Soiled photographs or negatives: Brush soiled photographs carefully with a clean, soft brush. Proceed from the center of the photograph outward towards the edges. Do not attempt to clean photographs with water-based or solvent-based cleaners, such as window cleaner or film cleaner. Improper cleaning of photographic materials can cause serious and often irreversible damage such as permanent staining, abrasion, alteration or loss of binder and image.
Photographs or negatives adhered to enclosure: High-humidity environments or direct exposure to liquids can cause photographs to adhere to frame glass or enclosure materials. This is a very difficult problem to resolve and great care must be taken to reduce the possibility of further damage. If a photograph becomes attached to adjacent materials, consult a photographic materials conservator before attempting to remove the adhered materials.

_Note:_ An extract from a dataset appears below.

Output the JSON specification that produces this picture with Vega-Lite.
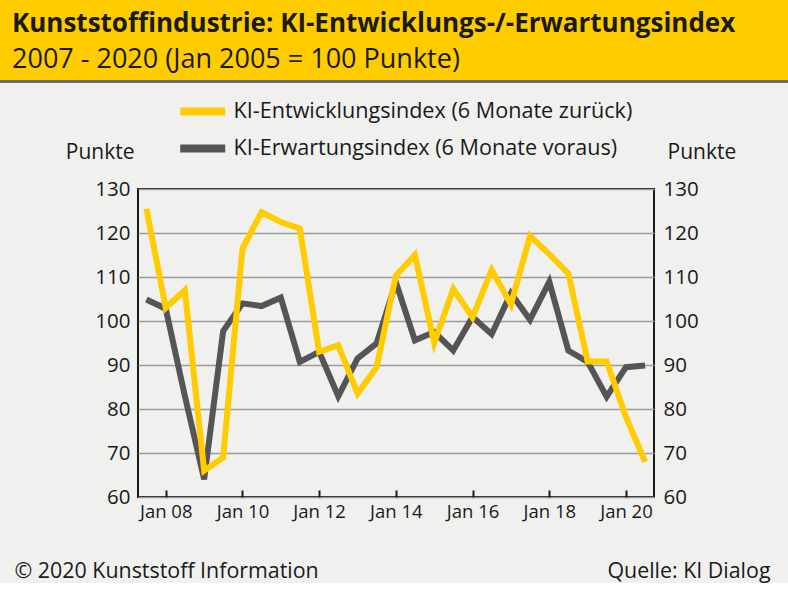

Deteriorated negatives: Chemical instability is a major factor in the deterioration of early film-based materials. If film-based negatives are brittle, discolored, sticky or appear wavy and full of air bubbles, separate the negatives from the rest of the collection and consult a photographic materials conservator or photograph restoration specialist. A conservator can provide photo restoration and will be able to help identify these materials and make recommendations for their safe storage or duplication.
Broken Ambrotypes (old photo negatives on glass): Carefully place broken glass negative pieces in archival paper enclosures. Use a separate, clearly marked enclosure for each piece to reduce the possibility of scratching or further damaging the negative. Consult a photographic materials conservator or photograph restoration specialist for assistance.